Wednesday, February 11, 2009

Revenants

As soon as she opened her mouth I recognised that I disliked her. I knew it wasn't fair. She was taking the hit for someone I had met half a world away, and had only had to be moderately objectionable to trip the switch and have my full-watt annoyance blaze away at her. Whatever she said was overlayed with the other girl's grating, nasal voice. Any dissonance in tone or subject sounded like a radio caught between two stations and just served to irritate me further. In response I turned up my pleasant smile a few notches. I don't think she was fooled.

Like Cambridge, I find New York a town full of ghosts. Most days I pull in a sharp intake of breath on unfamiliar street corners where I think I spot a familiar face. The winter makes it worse - people wrapped up in scarves and hats could be whoever you half-want them to be. The backdrop too, plays its part. It's hard to put on your London blinkers when you're walking through a film set every day, hopping on those so-familiar silver subway trains and stepping in the shadows of sky-scrapers.
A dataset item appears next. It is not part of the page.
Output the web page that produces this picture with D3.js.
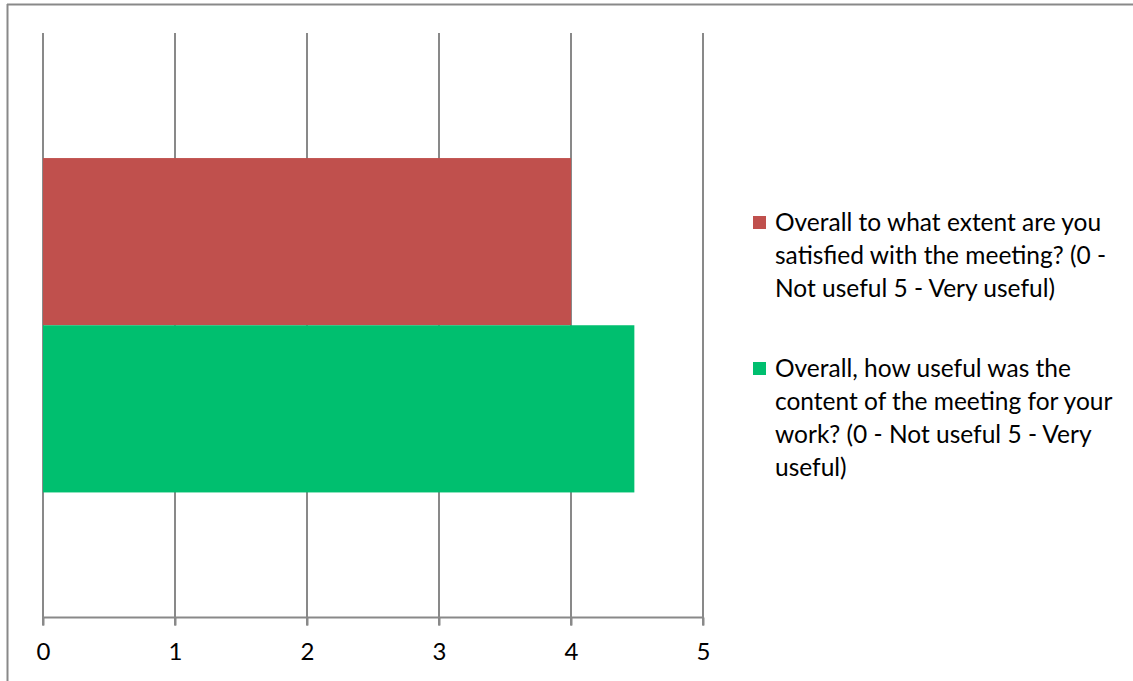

Back at my old college I see the ghosts of undergraduates past in the open faces and mannered gestures of the fresh batch of students. Here there is a new randomness to the ways my eyes assign characters in a crowd.

Yesterday I saw Matt Lucas stepping out of a car in Queens. He looked to be going for take-out. Walking past I muttered "What are the scores, George Dawes?" but he was busy fumbling for change in his pocket. I didn't turn to check it was him. Even comedians like their privacy.